Campaigning under a slogan which his mother suggested – ‘Coulter Cares’ – he was surprised and delighted to be elected to the role in 2011.

The position involved meeting with landlords, registering accommodation, and running welfare campaigns in areas such as mental health, sexual health, and physical health. Around this time the recession had hit, and financial struggles became the most prevalent issue facing students.

After two terms as accommodation and welfare officer, he ran unopposed for the position of president of the students’ union.

One of the biggest problems that emerged during his time as president was the arrival of the new SUSI grant system which centralized student grant applications in Dublin and resulted in lengthy delays to their payment.

“We had students who were supposed to get a grant in October - and relied on the maintenance of that grant to get them through college - and they weren’t getting it until April or May, if they got it at all. It was carnage,” he says.

“We ended up organizing a 'soup and roll' voucher system for students who actually didn’t have a penny for college at the time.
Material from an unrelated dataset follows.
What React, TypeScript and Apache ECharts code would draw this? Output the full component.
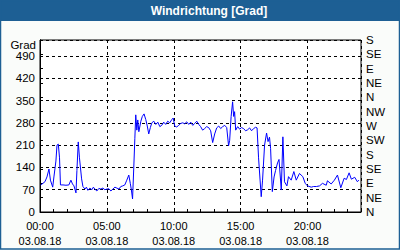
import React, { useEffect, useRef } from "react";
import * as echarts from "echarts";

const TITLE = "Windrichtung [Grad]";
const DATE_LABEL = "03.08.18";
const LEFT_TICKS = [0, 70, 140, 210, 280, 350, 420, 490];
const DIRECTIONS = ["N", "NE", "E", "SE", "S", "SW", "W", "NW", "N", "NE", "E", "SE", "S"];

const hours = [
  0.05, 0.22, 0.37, 0.52, 0.67, 0.78, 0.95, 1.04, 1.19, 1.27, 1.37, 1.46, 1.53, 1.72, 1.94, 2.16,
  2.31, 2.43, 2.54, 2.69, 2.76, 2.86, 2.95, 3.11, 3.21, 3.36, 3.47, 3.58, 3.73, 3.88, 3.99, 4.10,
  4.25, 4.40, 4.55, 4.70, 4.85, 5.00, 5.15, 5.30, 5.45, 5.60, 5.75, 5.90, 6.04, 6.19, 6.34, 6.49,
  6.64, 6.75, 6.83, 6.92, 7.01, 7.09, 7.16, 7.24, 7.31, 7.39, 7.54, 7.65, 7.78, 7.91, 8.02, 8.13,
  8.25, 8.36, 8.51, 8.66, 8.81, 8.96, 9.10, 9.25, 9.40, 9.55, 9.70, 9.85, 9.96, 10.07, 10.22, 10.37,
  10.52, 10.67, 10.82, 10.97, 11.12, 11.27, 11.42, 11.57, 11.72, 11.87, 12.01, 12.16, 12.31, 12.46,
  12.61, 12.76, 12.91, 13.06, 13.21, 13.36, 13.51, 13.66, 13.81, 13.96, 14.10, 14.18, 14.29, 14.40,
  14.48, 14.55, 14.63, 14.78, 14.93, 15.07, 15.22, 15.37, 15.52, 15.67, 15.82, 15.97, 16.12, 16.23,
  16.34, 16.54, 16.64, 16.79, 16.94, 17.05, 17.16, 17.24, 17.37, 17.50, 17.61, 17.76, 17.87, 18.04,
  18.16, 18.28, 18.46, 18.58, 18.78, 18.98, 19.16, 19.40, 19.65, 19.83, 20.00, 20.28, 20.45, 20.67,
  20.90, 21.12, 21.40, 21.49, 21.77, 22.01, 22.24, 22.49, 22.74, 22.91, 23.11, 23.28, 23.53, 23.73,
  23.84,
];

const degrees = [
  85, 90, 95, 110, 135, 100, 78, 110, 160, 210, 213, 170, 85, 85, 84, 85,
  100, 88, 82, 60, 130, 220, 170, 104, 80, 72, 78, 68, 75, 70, 78, 72,
  66, 74, 72, 75, 70, 72, 73, 66, 72, 78, 75, 72, 80, 82, 85, 100,
  116, 90, 70, 41, 138, 230, 305, 257, 289, 252, 285, 300, 308, 290, 270, 245,
  265, 280, 285, 275, 282, 268, 272, 282, 275, 285, 280, 290, 295, 270, 267, 272,
  278, 280, 277, 283, 275, 282, 272, 278, 285, 275, 268, 257, 262, 268,
  265, 255, 218, 245, 264, 270, 262, 268, 272, 265, 208, 225, 300, 346,
  300, 315, 257, 268, 260, 265, 262, 255, 258, 264, 255, 262, 266, 264,
  170, 48, 100, 210, 248, 221, 235, 200, 64, 110, 130, 154, 165, 69,
  236, 95, 82, 111, 100, 127, 100, 121, 111, 90, 82, 78, 80, 80,
  82, 90, 84, 98, 88, 100, 116, 76, 106, 102, 123, 103, 109, 95,
  100,
];

const FONT = "Liberation Sans";
const BLUE = "#1d5f94";

export default function App() {
  const ref = useRef<HTMLDivElement>(null);
  useEffect(() => {
    document.body.style.margin = "0";
    if (!ref.current) return;
    const chart = echarts.init(ref.current, null, { renderer: "svg" });
    const data = hours.map((h, i) => [h, degrees[i]]);
    const dashed = { show: true, lineStyle: { color: "#000", type: [3, 3] as any, width: 1 } };
    chart.setOption({
      animation: false,
      backgroundColor: "#fafcfa",
      textStyle: { fontFamily: FONT },
      grid: {
        left: 40,
        right: 39,
        top: 40,
        bottom: 38,
        show: true,
        backgroundColor: "#ffffff",
        borderColor: "#000",
        borderWidth: 1,
      },
      xAxis: [
        {
          type: "value",
          min: 0,
          max: 24,
          interval: 5,
          axisLine: { show: true, lineStyle: { color: "#000" } },
          axisTick: { show: false },
          splitLine: dashed,
          axisLabel: {
            color: "#000",
            fontSize: 11,
            fontFamily: FONT,
            lineHeight: 15,
            margin: 6,
            showMaxLabel: false,
            formatter: (v: number) =>
              v >= 24 ? "" : `${String(v).padStart(2, "0")}:00\n${DATE_LABEL}`,
          },
        },
        {
          type: "value",
          position: "bottom",
          min: 0,
          max: 24,
          interval: 1,
          axisLine: { show: false },
          axisTick: { show: true, inside: true, length: 3, lineStyle: { color: "#000" } },
          splitLine: { show: false },
          axisLabel: { show: false },
        },
      ],
      yAxis: [
        {
          type: "value",
          min: 0,
          max: 540,
          interval: 70,
          axisLine: { show: true, lineStyle: { color: "#000" } },
          axisTick: { show: false },
          splitLine: dashed,
          axisLabel: {
            color: "#000",
            fontSize: 11.5,
            fontFamily: FONT,
            margin: 5,
            formatter: (v: number) => (LEFT_TICKS.includes(v) ? String(v) : ""),
          },
        },
        {
          type: "value",
          position: "right",
          min: 0,
          max: 540,
          interval: 45,
          axisLine: { show: true, lineStyle: { color: "#000" } },
          axisTick: { show: true, length: 3, lineStyle: { color: "#000" } },
          splitLine: { show: false },
          axisLabel: {
            color: "#000",
            fontSize: 11.5,
            fontFamily: FONT,
            margin: 5,
            formatter: (v: number) => DIRECTIONS[Math.round(v / 45)] ?? "",
          },
        },
      ],
      graphic: [
        {
          type: "rect",
          shape: { x: 0, y: 0, width: 400, height: 21 },
          style: { fill: BLUE },
          silent: true,
        },
        {
          type: "text",
          x: 209,
          y: 11,
          style: {
            text: TITLE,
            fill: "#ffffff",
            font: `bold 12px "${FONT}"`,
            textAlign: "center",
            textVerticalAlign: "middle",
          },
        },
        {
          type: "rect",
          shape: { x: 0.5, y: 0.5, width: 399, height: 248.5 },
          style: { fill: "none", stroke: BLUE, lineWidth: 1.5 },
          silent: true,
        },
        {
          type: "text",
          x: 36,
          y: 44.5,
          style: {
            text: "Grad",
            fill: "#000",
            font: `11.5px "${FONT}"`,
            textAlign: "right",
            textVerticalAlign: "middle",
          },
        },
      ],
      series: [
        {
          type: "line",
          xAxisIndex: 0,
          yAxisIndex: 0,
          data,
          showSymbol: false,
          symbol: "none",
          lineStyle: { color: "#0000ff", width: 1 },
        },
      ],
    });
    return () => chart.dispose();
  }, []);
  return <div ref={ref} style={{ width: 400, height: 250 }} />;
}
I know all of the local media covered it, but randomly CANAL, or one of the big (TV) stations in France of Belgium were filming in Athlone at the time and they came in saying ‘what’s going on here?’

“We had students living off pasta and tomato ketchup. That’s not sugarcoating it. It had gotten to that stage.”

Another controversial development at the time was the closure of Scribes, the college bar. While some were critical of its closure, Daniel said the numbers going into the bar had dropped dramatically and it had reached the stage where it was no longer financially viable.

AIT and the students union subsequently redeveloped Scribes into a student social hub and a new headquarters for the union. This opened in February 2015, shortly before Daniel's second and final term as students' union president came to an end.

Students' union officers sometimes go on to political involvement but Daniel, who is not party political, said he doesn't envisage himself running for political office.

For almost three years now he has been working for St Hilda's Services as a support worker with a group of 11 people with intellectual disabilities.

“The idea is to support their choices and help them to have a socially valued role within the community,” he says.

While the role has its challenges, Daniel points out there are great people working with St Hilda's.

“We work as a team to do the best we can, and I’d have to say that the community of Athlone is a massive support to us.”

One aspect of his work is assisting with a radio show made by St Hilda's service users, which airs on Athlone Community Radio every Friday at 12 noon. The show was put forward for the CRAOL (Community Radio) Awards where it earned a distinction in the area of under-served voices.

Daniel has been involved with Athlone Community Radio for several years and, as someone with a keen interest in music and sport, he would be interested in working with a commercial radio station at some point in the future.

When asked about his plans for the new year, he replies he hopes to start planning for his wedding in 2020.